For most of my life I was not myself.
For a while I was an infant, born premature at two pounds, thirteen ounces, the smallest of a set of triplets. We can glimpse some premonitions of my character even at this young age. I started laughing when I was a week old: a breathy hacking. I skipped the indignities of crawling and chose instead to tuck myself into a ball and roll across the floor (so my parents tell me).
Then I was a child, playful and solitary by turns. I would curl up on my family’s worn leather couch with a stack of books, poring over countless pages, searching. I didn’t yet know for what.
Next came adolescence. Hot tears, slammed doors.
As I write this piece — my last article for The Cavalier Daily, and the first in more than a year to carry my byline rather than the moniker “Managing Board” — I am twenty-two years old. For about sixteen years, roughly 73 percent of my life to date, I was not myself. What was I? A bundle of desires and vulnerabilities, as we all are as children (and as we all remain, although to a lesser extent). A person without a purpose. Floating.
I can pinpoint my self-awakening with unusual precision. In eleventh grade, I joined the staff of my high school newspaper. I had been part of cooperative endeavors before. These activities — sports teams, youth groups — were pleasant but perfunctory. The newspaper, however, marked the first time I felt stirrings of passion channeled into a productive enterprise. As I chiseled words into stories — striving for accuracy and balance, as all journalists do, but yearning also (secretly) for beauty — a glimmer of my adult commitments started to take shape.

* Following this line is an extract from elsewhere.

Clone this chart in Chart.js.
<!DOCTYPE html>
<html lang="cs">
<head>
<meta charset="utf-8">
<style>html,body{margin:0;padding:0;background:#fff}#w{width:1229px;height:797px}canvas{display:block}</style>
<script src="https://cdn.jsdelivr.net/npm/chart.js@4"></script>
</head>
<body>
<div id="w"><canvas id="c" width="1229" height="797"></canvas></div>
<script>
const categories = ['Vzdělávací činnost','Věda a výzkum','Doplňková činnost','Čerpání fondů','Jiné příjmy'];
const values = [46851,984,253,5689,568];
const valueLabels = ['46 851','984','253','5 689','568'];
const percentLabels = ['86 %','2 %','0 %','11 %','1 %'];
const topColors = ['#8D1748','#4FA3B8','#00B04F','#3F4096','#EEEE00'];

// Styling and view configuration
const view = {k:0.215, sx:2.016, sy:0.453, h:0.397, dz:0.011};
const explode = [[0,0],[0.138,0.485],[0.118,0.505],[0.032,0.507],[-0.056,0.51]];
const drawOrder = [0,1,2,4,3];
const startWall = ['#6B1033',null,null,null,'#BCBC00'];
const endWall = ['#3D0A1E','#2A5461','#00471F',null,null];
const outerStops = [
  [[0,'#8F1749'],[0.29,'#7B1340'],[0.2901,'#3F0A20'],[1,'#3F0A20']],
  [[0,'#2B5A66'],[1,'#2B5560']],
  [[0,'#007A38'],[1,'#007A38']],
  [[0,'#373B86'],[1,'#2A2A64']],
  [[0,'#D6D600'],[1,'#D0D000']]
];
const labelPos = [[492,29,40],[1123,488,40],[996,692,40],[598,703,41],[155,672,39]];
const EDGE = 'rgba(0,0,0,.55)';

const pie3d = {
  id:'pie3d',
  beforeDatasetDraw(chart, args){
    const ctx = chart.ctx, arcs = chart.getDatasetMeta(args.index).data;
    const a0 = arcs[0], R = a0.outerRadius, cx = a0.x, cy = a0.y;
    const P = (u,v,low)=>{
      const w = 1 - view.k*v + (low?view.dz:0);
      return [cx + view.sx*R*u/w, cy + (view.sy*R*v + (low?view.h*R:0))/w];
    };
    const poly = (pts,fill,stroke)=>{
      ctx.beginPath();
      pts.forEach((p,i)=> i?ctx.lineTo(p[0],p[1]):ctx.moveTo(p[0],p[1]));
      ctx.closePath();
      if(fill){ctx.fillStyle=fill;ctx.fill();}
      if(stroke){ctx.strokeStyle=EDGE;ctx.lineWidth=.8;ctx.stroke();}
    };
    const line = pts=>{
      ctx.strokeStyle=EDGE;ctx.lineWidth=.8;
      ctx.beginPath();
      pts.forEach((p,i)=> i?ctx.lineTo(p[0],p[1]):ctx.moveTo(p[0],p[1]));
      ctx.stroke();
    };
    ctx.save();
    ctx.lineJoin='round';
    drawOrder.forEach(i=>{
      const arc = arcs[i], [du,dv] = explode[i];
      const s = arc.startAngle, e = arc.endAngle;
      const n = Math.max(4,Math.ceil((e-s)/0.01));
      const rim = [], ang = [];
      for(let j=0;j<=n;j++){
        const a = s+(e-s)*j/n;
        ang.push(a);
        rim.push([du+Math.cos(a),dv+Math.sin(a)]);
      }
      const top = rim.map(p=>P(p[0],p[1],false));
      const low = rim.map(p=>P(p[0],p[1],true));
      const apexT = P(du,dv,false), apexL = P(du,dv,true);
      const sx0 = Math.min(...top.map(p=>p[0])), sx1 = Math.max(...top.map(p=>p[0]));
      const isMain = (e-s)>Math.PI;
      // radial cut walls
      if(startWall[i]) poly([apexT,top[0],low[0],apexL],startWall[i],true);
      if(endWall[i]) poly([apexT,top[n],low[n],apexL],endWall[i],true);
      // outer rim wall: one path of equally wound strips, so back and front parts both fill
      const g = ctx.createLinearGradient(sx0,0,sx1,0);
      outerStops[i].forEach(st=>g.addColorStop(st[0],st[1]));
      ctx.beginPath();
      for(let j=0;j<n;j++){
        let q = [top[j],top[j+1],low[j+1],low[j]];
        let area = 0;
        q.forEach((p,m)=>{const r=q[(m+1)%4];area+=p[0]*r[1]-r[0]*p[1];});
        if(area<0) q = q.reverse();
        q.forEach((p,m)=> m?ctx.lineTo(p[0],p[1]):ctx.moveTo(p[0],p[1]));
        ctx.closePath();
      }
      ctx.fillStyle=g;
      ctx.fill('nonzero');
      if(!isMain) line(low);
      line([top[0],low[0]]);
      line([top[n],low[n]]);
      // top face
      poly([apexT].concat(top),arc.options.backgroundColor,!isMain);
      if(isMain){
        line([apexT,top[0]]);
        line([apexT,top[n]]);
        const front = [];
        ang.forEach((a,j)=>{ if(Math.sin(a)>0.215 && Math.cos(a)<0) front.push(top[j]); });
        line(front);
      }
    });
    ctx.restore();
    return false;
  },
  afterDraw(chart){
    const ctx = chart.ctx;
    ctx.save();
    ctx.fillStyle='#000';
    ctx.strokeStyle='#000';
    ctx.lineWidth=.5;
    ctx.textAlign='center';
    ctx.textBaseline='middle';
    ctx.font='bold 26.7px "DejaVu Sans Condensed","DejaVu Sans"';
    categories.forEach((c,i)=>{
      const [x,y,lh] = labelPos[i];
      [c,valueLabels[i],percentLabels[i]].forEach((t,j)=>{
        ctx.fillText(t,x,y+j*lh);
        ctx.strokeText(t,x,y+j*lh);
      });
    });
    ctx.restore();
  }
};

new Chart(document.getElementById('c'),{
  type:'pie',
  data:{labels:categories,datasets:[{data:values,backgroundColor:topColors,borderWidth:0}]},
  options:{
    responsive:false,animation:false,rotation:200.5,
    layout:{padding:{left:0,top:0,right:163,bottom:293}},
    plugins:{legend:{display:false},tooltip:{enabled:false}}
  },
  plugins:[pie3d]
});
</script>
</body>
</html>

I digress into autobiography, perhaps self-indulgently, in an attempt to express how indebted I am to the newspapers for which I’ve written. Some people can find themselves without the help of an institution or a set of friends. (Many of these people, I suspect, are libertarians.) I was not so independent. As a sixteen-year-old, idealistic but lost, I desperately needed a place where I could channel my love for writing. And I longed for other people who found joy in words. At my high school newspaper, I found both words and people. And two years later, when I walked into The Cavalier Daily office on my first day of class, I discovered a place that would come to shape my values, my commitments, and my passions, that would harden my vague dedication to the written word into a concrete pursuit which nonetheless retained its amorousness.

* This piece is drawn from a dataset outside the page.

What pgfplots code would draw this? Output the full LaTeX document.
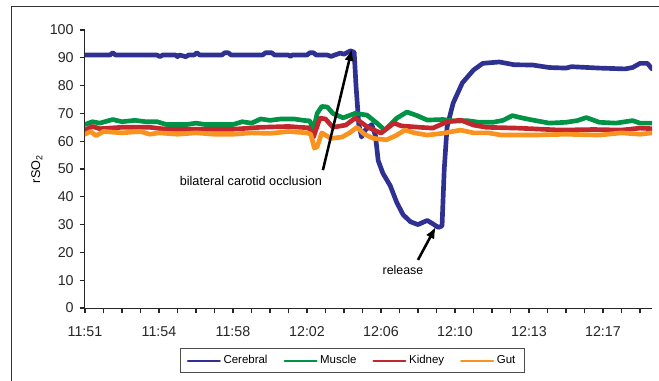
\documentclass[border=0pt]{standalone}
\usepackage{fontspec}
\setmainfont{Liberation Sans}
\usepackage{pgfplots}
\pgfplotsset{compat=1.18}
\usetikzlibrary{arrows.meta}
\definecolor{cerebral}{HTML}{2E3192}
\definecolor{muscle}{HTML}{009245}
\definecolor{kidney}{HTML}{C1272D}
\definecolor{gut}{HTML}{F7931E}
\begin{document}
\begin{tikzpicture}
\useasboundingbox (-63.75pt,-54.75pt) rectangle (430.5pt,231pt);
\draw[line width=0.75pt, black!80] (-54.75pt,-60pt) -- (-54.75pt,225.75pt) -- (440pt,225.75pt);
\begin{axis}[
  at={(0pt,0pt)}, anchor=south west,
  scale only axis, width=425.25pt, height=208.5pt,
  xmin=0, xmax=30.65, ymin=0, ymax=100,
  axis x line=bottom, axis y line=left,
  axis line style={-, line width=0.75pt, black!85},
  xtick={0,1,...,30},
  xticklabels={11:51,,,,11:54,,,,11:58,,,,12:02,,,,12:06,,,,12:10,,,,12:13,,,,12:17,,},
  ytick={0,10,...,100},
  xtick align=outside, ytick align=outside,
  major tick length=4pt,
  every major tick/.append style={line width=0.8pt, draw=black!85},
  every tick label/.append style={font=\fontsize{10.7}{12}\selectfont, text=black!85},
  xticklabel style={yshift=-6.5pt},
  yticklabel style={xshift=-1pt},
  /pgf/number format/assume math mode=true,
  ylabel={rSO\textsubscript{2}},
  every axis y label/.style={at={(axis description cs:-0.085,0.5)}, rotate=90, anchor=center, font=\fontsize{9.5}{11}\selectfont},
  legend columns=4,
  legend style={at={(axis description cs:0.4717,-0.189)}, anchor=center, draw=black!70, line width=0.75pt,
    font=\fontsize{8.6}{10}\selectfont, inner xsep=5pt, inner ysep=3pt,
    /tikz/every even column/.append style={column sep=10pt}},
  legend image code/.code={\draw[line width=1.5pt] (0pt,0pt) -- (24pt,0pt);},
  no markers,
  every axis plot/.append style={line width=3.5pt, line join=round, line cap=round},
]
\addplot[cerebral] table {
t v
0 91
1.35 91
1.5 91.8
1.65 91
3.9 91
4.05 90.4
4.2 91
4.9 91
5.0 90.4
5.1 91
5.45 90.4
5.6 91
5.9 91
6.05 91.8
6.2 91
7.4 91
7.55 91.8
7.75 91.8
7.9 91
9.6 91
9.75 91.8
10.1 91.8
10.25 91
11.0 91
11.1 90.5
11.2 91
12.0 91
12.15 91.8
12.35 91.8
12.5 91
13.1 91
13.3 90.5
13.5 91
13.8 91.7
14.0 91.3
14.35 92.5
14.55 92
14.65 80
14.8 66
14.95 61.5
15.15 64
15.5 66
15.7 62
15.85 53
16.1 48.5
16.5 44
16.85 38
17.2 33.5
17.6 31
18.0 30
18.5 31.5
18.75 30.5
19.1 29
19.3 29.5
19.42 50
19.57 65
19.9 73.7
20.4 81
21.0 85.6
21.5 88
22.4 88.5
23.2 87.5
24.2 87.4
25.1 86.5
26.0 86.3
26.3 86.8
27.8 86.3
29.2 86
29.6 86.5
30.0 88
30.4 88
30.65 86
};
\addlegendentry{Cerebral}
\addplot[muscle] table {
t v
0 66
0.4 67
0.8 66.5
1.5 67.8
2.0 67
2.7 67.5
3.3 67
3.9 67
4.4 66
5.5 66
6.0 66.5
6.5 66
8.0 66
8.5 67
9.0 66.5
9.5 68
10.0 67.5
10.6 68
11.3 68
11.8 67.5
12.15 67.3
12.35 64
12.55 70
12.8 72.5
13.1 72.3
13.4 70
13.95 68.4
14.6 70
15.24 69.4
15.78 66.5
16.2 64
16.86 68.3
17.4 70.5
17.95 69.2
18.5 67.6
19.35 67.8
20.0 67.2
20.65 67.4
21.3 66.8
22.05 66.8
22.6 67.5
23.1 69.2
23.6 68.4
24.2 67.6
25.1 66.5
26.0 66.8
26.6 67.4
27.1 68.5
27.8 66.8
28.7 66.5
29.6 67.4
30.0 66.5
30.65 66.5
};
\addlegendentry{Muscle}
\addplot[kidney] table {
t v
0 64
0.4 65.3
0.8 64.5
2.0 65
3.5 65
4.4 64.3
6.0 64.3
8.0 64.3
9.5 65
11.0 65.3
12.1 64.8
12.35 61.5
12.7 68.3
13.0 68
13.4 65
14.1 65.8
14.6 68.3
15.3 65
16.0 62.9
16.7 66.5
17.1 65.5
18.1 65
18.8 64.7
19.55 66.9
20.3 67.6
21.0 65.8
21.7 65
23.4 64.7
25.7 64
27.5 64.2
29.0 64
30.0 64.7
30.65 64.5
};
\addlegendentry{Kidney}
\addplot[gut] table {
t v
0 62.5
0.3 63.5
0.6 62
1.0 63.5
2.0 63
3.0 63.5
3.5 62.5
4.0 63
5.0 62.5
6.0 63
7.0 62.5
8.0 62.5
9.0 63
10.0 62.8
11.0 63.5
12.0 63
12.2 62.5
12.4 57.5
12.55 58
12.8 63
13.3 61
13.9 61.5
14.3 63
14.7 65
15.1 62.5
15.6 61
16.3 60.5
16.8 62
17.3 64
17.8 63
18.5 62.2
19.3 62.8
20.3 64
21.0 63
21.8 63
22.5 62.2
24.2 62.2
26.0 62.5
27.8 62.2
29.0 63
30.0 62.5
30.65 63
};
\addlegendentry{Gut}
\draw[line width=1.9pt, -{Latex[length=9pt,width=7pt]}] (axis cs:12.86,49.6) -- (axis cs:14.43,93.2);
\draw[line width=1.9pt, -{Latex[length=9pt,width=7pt]}] (axis cs:18.0,17.3) -- (axis cs:18.97,29.3);
\node[font=\fontsize{9.5}{11}\selectfont] at (axis cs:8.97,45.7) {bilateral carotid occlusion};
\node[font=\fontsize{9.3}{11}\selectfont] at (axis cs:17.19,13.7) {release};
\end{axis}
\end{tikzpicture}
\end{document}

My position on The Cavalier Daily embedded me in a community — a cosmopolitan one, we hoped (such is the dream the Internet offers) but failing that, a local one, comprised of the University and Charlottesville. My role on the paper compelled me to feel a sense of duty during the June 2012 episode of palace intrigue, the crisis that began with an email from Helen Dragas and ended with Teresa Sullivan’s reinstatement. If I had been an independent agent, I would not have filed a records request; I would not have made any calls. Later, as executive editor, every day my position called me to account, prompting me to argue, to evaluate, to explain. I took on subjects both technical and tragic. I dissected online education, financial aid and the University’s attempts to position itself as a “global” institution. I condemned what I saw as failures of compassion in our community — epitomized by sexual violence, hazing and the silence that followed the death of a University worker. In all cases, The Cavalier Daily spurred me to rise to my best.
The Cavalier Daily brought me into the fold of a smaller community as well. I grew close with the family of students who devote their days and much of their nights to writing and editing stories, laying out pages, balancing checkbooks. The remarkable friends I made in the basement of Newcomb have been crucial parts of my education. With these people, with this paper, I was able to flourish.

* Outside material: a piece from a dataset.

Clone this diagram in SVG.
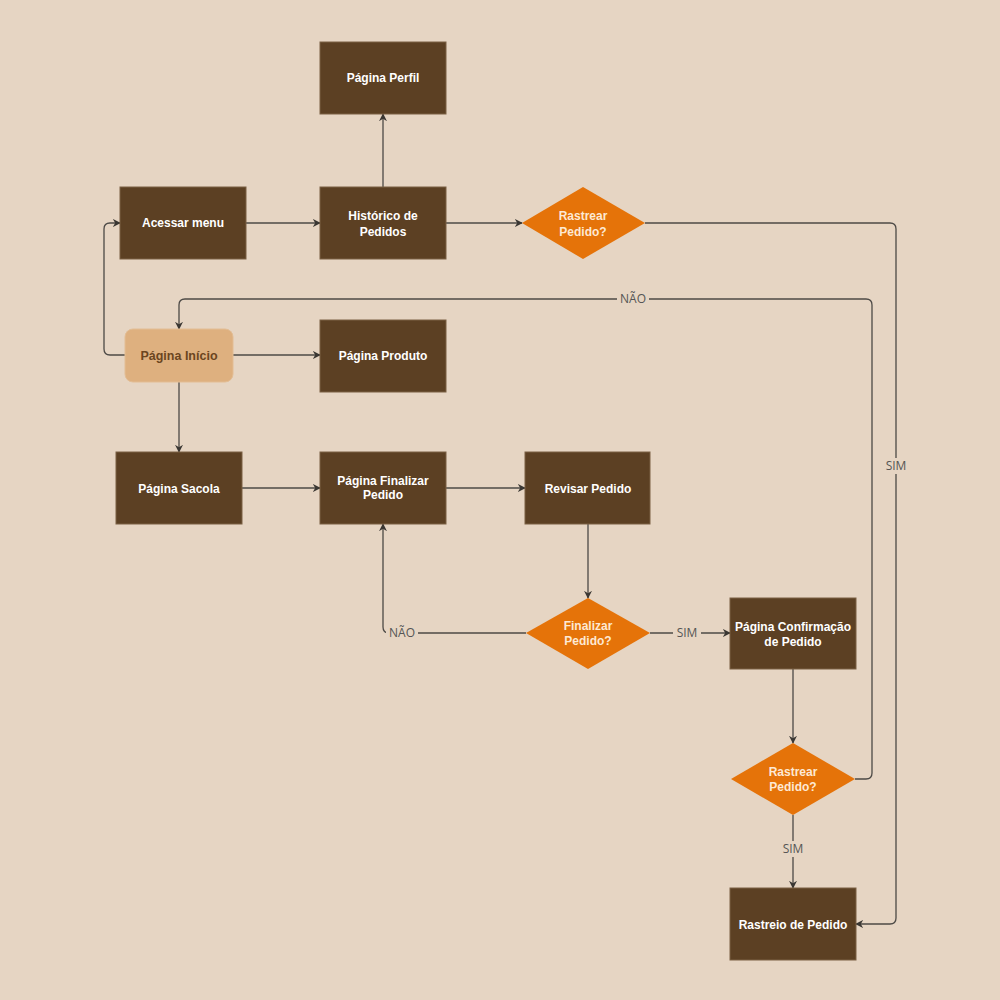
<svg xmlns="http://www.w3.org/2000/svg" width="1000" height="1000" viewBox="0 0 1000 1000">
  <defs>
    <style>
      .box { fill: #5c4023; stroke: #7a6045; stroke-width: 1; }
      .start { fill: #deb07f; stroke: #e3bd94; stroke-width: 1; }
      .dec { fill: #e57309; }
      .t { font-family: "Liberation Sans", Arial, sans-serif; font-size: 12px; font-weight: bold; fill: #ffffff; text-anchor: middle; }
      .ts { font-family: "Liberation Sans", Arial, sans-serif; font-size: 12.5px; font-weight: bold; fill: #6b4520; text-anchor: middle; }
      .td { font-family: "Liberation Sans", Arial, sans-serif; font-size: 12px; font-weight: bold; fill: #fde9d4; text-anchor: middle; }
      .edge { fill: none; stroke: #4d4a46; stroke-width: 1.3; marker-end: url(#arr); }
      .lbl { font-family: "Open Sans", "DejaVu Sans", sans-serif; font-size: 12px; fill: #555555; text-anchor: middle; }
      .lblbg { fill: #e6d5c3; }
    </style>
    <marker id="arr" viewBox="0 0 10 10" refX="9" refY="5" markerWidth="8" markerHeight="8" markerUnits="userSpaceOnUse" orient="auto">
      <path d="M0,0 L10,5 L0,10 L3,5 Z" fill="#3a3733"/>
    </marker>
  </defs>

  <rect x="0" y="0" width="1000" height="1000" fill="#e6d5c3"/>

  <!-- connectors -->
  <g id="connectors">
    <path class="edge" d="M246,223 L320,223"/>
    <path class="edge" d="M383,187 L383,114"/>
    <path class="edge" d="M446,223 L522,223"/>
    <path class="edge" d="M645,223 L890,223 Q896,223 896,229 L896,918 Q896,924 890,924 L856,924"/>
    <path class="edge" d="M125,355 L110,355 Q104,355 104,349 L104,229 Q104,223 110,223 L120,223"/>
    <path class="edge" d="M233,355 L320,355"/>
    <path class="edge" d="M179,382 L179,452"/>
    <path class="edge" d="M855,779 L866,779 Q872,779 872,773 L872,305 Q872,299 866,299 L185,299 Q179,299 179,305 L179,329"/>
    <path class="edge" d="M242,488 L320,488"/>
    <path class="edge" d="M446,488 L525,488"/>
    <path class="edge" d="M588,524 L588,598"/>
    <path class="edge" d="M526,633 L389,633 Q383,633 383,627 L383,524"/>
    <path class="edge" d="M650,633 L730,633"/>
    <path class="edge" d="M793,669 L793,743"/>
    <path class="edge" d="M793,815 L793,888"/>

    <rect class="lblbg" x="882" y="458" width="28" height="16"/>
    <text class="lbl" x="896" y="470">SIM</text>
    <rect class="lblbg" x="617" y="291" width="32" height="16"/>
    <text class="lbl" x="633" y="303">NÃO</text>
    <rect class="lblbg" x="386" y="625" width="32" height="16"/>
    <text class="lbl" x="402" y="637">NÃO</text>
    <rect class="lblbg" x="673" y="625" width="28" height="16"/>
    <text class="lbl" x="687" y="637">SIM</text>
    <rect class="lblbg" x="779" y="841" width="28" height="16"/>
    <text class="lbl" x="793" y="853">SIM</text>
  </g>

  <!-- nodes -->
  <g id="pagina-perfil">
    <rect class="box" x="320" y="42" width="126" height="72"/>
    <text class="t" x="383" y="82">Página Perfil</text>
  </g>
  <g id="acessar-menu">
    <rect class="box" x="120" y="187" width="126" height="72"/>
    <text class="t" x="183" y="227">Acessar menu</text>
  </g>
  <g id="historico-pedidos">
    <rect class="box" x="320" y="187" width="126" height="72"/>
    <text class="t" x="383" y="220">Histórico de</text>
    <text class="t" x="383" y="236">Pedidos</text>
  </g>
  <g id="rastrear-pedido-1">
    <polygon class="dec" points="583,187 645,223 583,259 522,223"/>
    <text class="td" x="583" y="220">Rastrear</text>
    <text class="td" x="583" y="236">Pedido?</text>
  </g>
  <g id="pagina-inicio">
    <rect class="start" x="125" y="329" width="108" height="53" rx="8" ry="8"/>
    <text class="ts" x="179" y="360">Página Início</text>
  </g>
  <g id="pagina-produto">
    <rect class="box" x="320" y="320" width="126" height="72"/>
    <text class="t" x="383" y="360">Página Produto</text>
  </g>
  <g id="pagina-sacola">
    <rect class="box" x="116" y="452" width="126" height="72"/>
    <text class="t" x="179" y="493">Página Sacola</text>
  </g>
  <g id="pagina-finalizar-pedido">
    <rect class="box" x="320" y="452" width="126" height="72"/>
    <text class="t" x="383" y="485">Página Finalizar</text>
    <text class="t" x="383" y="499">Pedido</text>
  </g>
  <g id="revisar-pedido">
    <rect class="box" x="525" y="452" width="125" height="72"/>
    <text class="t" x="588" y="493">Revisar Pedido</text>
  </g>
  <g id="finalizar-pedido">
    <polygon class="dec" points="588,598 650,633 588,669 526,633"/>
    <text class="td" x="588" y="630">Finalizar</text>
    <text class="td" x="588" y="645">Pedido?</text>
  </g>
  <g id="pagina-confirmacao">
    <rect class="box" x="730" y="598" width="126" height="71"/>
    <text class="t" x="793" y="631">Página Confirmação</text>
    <text class="t" x="793" y="646">de Pedido</text>
  </g>
  <g id="rastrear-pedido-2">
    <polygon class="dec" points="793,743 855,779 793,815 731,779"/>
    <text class="td" x="793" y="776">Rastrear</text>
    <text class="td" x="793" y="791">Pedido?</text>
  </g>
  <g id="rastreio-pedido">
    <rect class="box" x="730" y="888" width="126" height="72"/>
    <text class="t" x="793" y="929">Rastreio de Pedido</text>
  </g>
</svg>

I didn’t want to write this article. Given the central role that the newspaper has played in my life in Charlottesville, I feel that to say goodbye to The Cavalier Daily amounts to saying goodbye to the University. It’s painful to acknowledge that four years of discovery have come to a close, even when I know that more adventures await me.
Working for a newspaper in eleventh grade, I recognized myself for the first time. After four years — another school, another newspaper — what was once a stab of recognition, a flurry of feeling as I realized, this is what I love, now stands as an abiding part of my character. I don’t know what self I would be without the words I poured into The Cavalier Daily’s pages.
Because, you see, for the last four years, I thought I was writing The Cavalier Daily. But the whole time The Cavalier Daily was writing me.
Charlie Tyson was The Cavalier Daily’s 124th Executive Editor.